BEGIN DATASET SECTION

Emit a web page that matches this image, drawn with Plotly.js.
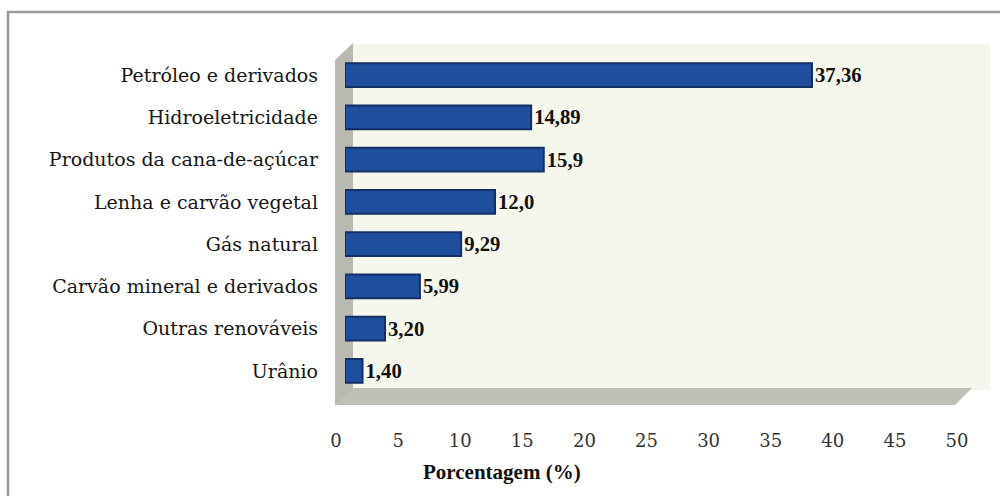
<!DOCTYPE html>
<html>
<head>
<meta charset="utf-8">
<script src="https://cdn.plot.ly/plotly-3.0.1.min.js"></script>
<style>html,body{margin:0;padding:0;background:#fff;}#chart{width:1000px;height:496px;}</style>
</head>
<body>
<div id="chart"></div>
<script>
const categories = ["Petróleo e derivados", "Hidroeletricidade", "Produtos da cana-de-açúcar", "Lenha e carvão vegetal", "Gás natural", "Carvão mineral e derivados", "Outras renováveis", "Urânio"];
const values = [37.36, 14.89, 15.9, 12.0, 9.29, 5.99, 3.20, 1.40];
const valueLabels = ["37,36", "14,89", "15,9", "12,0", "9,29", "5,99", "3,20", "1,40"];
const tickValues = [0, 5, 10, 15, 20, 25, 30, 35, 40, 45, 50];
const axisTitle = "Porcentagem (%)";

const W = 1000, H = 496;
const px = v => v / W;
const py = v => 1 - v / H;
const serifBold = "Liberation Serif";
const serifReg = "DejaVu Serif";

const bars = {
  type: "bar",
  orientation: "h",
  y: categories,
  x: values,
  text: valueLabels,
  textposition: "outside",
  cliponaxis: false,
  textfont: {family: serifBold, size: 21, color: "#111", weight: "bold"},
  width: 0.56,
  marker: {color: "#1f4f9c", line: {color: "#142f66", width: 2}},
  hoverinfo: "skip",
  xaxis: "x", yaxis: "y"
};

const tickCarrier = {
  type: "scatter", mode: "markers",
  x: [tickValues[0], tickValues[tickValues.length - 1]],
  y: [categories[0], categories[0]],
  marker: {opacity: 0},
  hoverinfo: "skip", showlegend: false,
  xaxis: "x2", yaxis: "y"
};

const layout = {
  width: W, height: H,
  margin: {l: 0, r: 0, t: 0, b: 0},
  paper_bgcolor: "#ffffff",
  plot_bgcolor: "rgba(0,0,0,0)",
  font: {family: serifReg, color: "#111"},
  showlegend: false,
  bargap: 0.44,
  xaxis: {
    domain: [px(345), px(970)], range: [0, 50],
    showticklabels: false, showgrid: false, zeroline: false, showline: false, ticks: ""
  },
  xaxis2: {
    domain: [px(336), px(957)], range: [0, 50], anchor: "y",
    tickvals: tickValues, ticks: "", ticklabelstandoff: 36,
    tickfont: {family: serifReg, size: 18, color: "#333"},
    showgrid: false, zeroline: false, showline: false
  },
  yaxis: {
    domain: [py(392), py(54)], autorange: "reversed", type: "category",
    ticks: "", ticklabelstandoff: 26,
    tickfont: {family: serifReg, size: 19, color: "#161616"},
    showgrid: false, zeroline: false, showline: false
  },
  annotations: [{
    text: axisTitle, xref: "paper", yref: "paper",
    x: px(502), y: py(472), xanchor: "center", yanchor: "middle", showarrow: false,
    font: {family: serifBold, size: 21, color: "#111", weight: "bold"}
  }],
  shapes: [
    {type: "rect", xref: "paper", yref: "paper", x0: px(8), x1: 1.05, y0: -0.05, y1: py(12),
     line: {color: "#9a9a9a", width: 2.5}, fillcolor: "rgba(0,0,0,0)", layer: "below"},
    {type: "rect", xref: "paper", yref: "paper", x0: px(350), x1: px(990), y0: py(390), y1: py(44),
     line: {width: 0}, fillcolor: "#f5f6ec", layer: "below"},
    {type: "path", xref: "paper", yref: "paper",
     path: `M ${px(335)} ${py(60)} L ${px(353)} ${py(43)} L ${px(353)} ${py(390)} L ${px(335)} ${py(405)} Z`,
     line: {width: 0}, fillcolor: "#b9b9b2", layer: "below"},
    {type: "path", xref: "paper", yref: "paper",
     path: `M ${px(335)} ${py(405)} L ${px(353)} ${py(388)} L ${px(972)} ${py(388)} L ${px(955)} ${py(405)} Z`,
     line: {width: 0}, fillcolor: "#bfbfb8", layer: "below"}
  ]
};

Plotly.newPlot("chart", [bars, tickCarrier], layout, {staticPlot: true, displayModeBar: false});
</script>
</body>
</html>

END DATASET SECTION

• [TASK DIRECTIONS]: Leave the pictures out and copy the rest of the data exactly.

• [RESPONSE]:
Emit a web page that matches this image, drawn with Plotly.js.
<!DOCTYPE html>
<html>
<head>
<meta charset="utf-8">
<script src="https://cdn.plot.ly/plotly-3.0.1.min.js"></script>
<style>html,body{margin:0;padding:0;background:#fff;}#chart{width:1000px;height:496px;}</style>
</head>
<body>
<div id="chart"></div>
<script>
const categories = ["Petróleo e derivados", "Hidroeletricidade", "Produtos da cana-de-açúcar", "Lenha e carvão vegetal", "Gás natural", "Carvão mineral e derivados", "Outras renováveis", "Urânio"];
const values = [37.36, 14.89, 15.9, 12.0, 9.29, 5.99, 3.20, 1.40];
const valueLabels = ["37,36", "14,89", "15,9", "12,0", "9,29", "5,99", "3,20", "1,40"];
const tickValues = [0, 5, 10, 15, 20, 25, 30, 35, 40, 45, 50];
const axisTitle = "Porcentagem (%)";

const W = 1000, H = 496;
const px = v => v / W;
const py = v => 1 - v / H;
const serifBold = "Liberation Serif";
const serifReg = "DejaVu Serif";

const bars = {
  type: "bar",
  orientation: "h",
  y: categories,
  x: values,
  text: valueLabels,
  textposition: "outside",
  cliponaxis: false,
  textfont: {family: serifBold, size: 21, color: "#111", weight: "bold"},
  width: 0.56,
  marker: {color: "#1f4f9c", line: {color: "#142f66", width: 2}},
  hoverinfo: "skip",
  xaxis: "x", yaxis: "y"
};

const tickCarrier = {
  type: "scatter", mode: "markers",
  x: [tickValues[0], tickValues[tickValues.length - 1]],
  y: [categories[0], categories[0]],
  marker: {opacity: 0},
  hoverinfo: "skip", showlegend: false,
  xaxis: "x2", yaxis: "y"
};

const layout = {
  width: W, height: H,
  margin: {l: 0, r: 0, t: 0, b: 0},
  paper_bgcolor: "#ffffff",
  plot_bgcolor: "rgba(0,0,0,0)",
  font: {family: serifReg, color: "#111"},
  showlegend: false,
  bargap: 0.44,
  xaxis: {
    domain: [px(345), px(970)], range: [0, 50],
    showticklabels: false, showgrid: false, zeroline: false, showline: false, ticks: ""
  },
  xaxis2: {
    domain: [px(336), px(957)], range: [0, 50], anchor: "y",
    tickvals: tickValues, ticks: "", ticklabelstandoff: 36,
    tickfont: {family: serifReg, size: 18, color: "#333"},
    showgrid: false, zeroline: false, showline: false
  },
  yaxis: {
    domain: [py(392), py(54)], autorange: "reversed", type: "category",
    ticks: "", ticklabelstandoff: 26,
    tickfont: {family: serifReg, size: 19, color: "#161616"},
    showgrid: false, zeroline: false, showline: false
  },
  annotations: [{
    text: axisTitle, xref: "paper", yref: "paper",
    x: px(502), y: py(472), xanchor: "center", yanchor: "middle", showarrow: false,
    font: {family: serifBold, size: 21, color: "#111", weight: "bold"}
  }],
  shapes: [
    {type: "rect", xref: "paper", yref: "paper", x0: px(8), x1: 1.05, y0: -0.05, y1: py(12),
     line: {color: "#9a9a9a", width: 2.5}, fillcolor: "rgba(0,0,0,0)", layer: "below"},
    {type: "rect", xref: "paper", yref: "paper", x0: px(350), x1: px(990), y0: py(390), y1: py(44),
     line: {width: 0}, fillcolor: "#f5f6ec", layer: "below"},
    {type: "path", xref: "paper", yref: "paper",
     path: `M ${px(335)} ${py(60)} L ${px(353)} ${py(43)} L ${px(353)} ${py(390)} L ${px(335)} ${py(405)} Z`,
     line: {width: 0}, fillcolor: "#b9b9b2", layer: "below"},
    {type: "path", xref: "paper", yref: "paper",
     path: `M ${px(335)} ${py(405)} L ${px(353)} ${py(388)} L ${px(972)} ${py(388)} L ${px(955)} ${py(405)} Z`,
     line: {width: 0}, fillcolor: "#bfbfb8", layer: "below"}
  ]
};

Plotly.newPlot("chart", [bars, tickCarrier], layout, {staticPlot: true, displayModeBar: false});
</script>
</body>
</html>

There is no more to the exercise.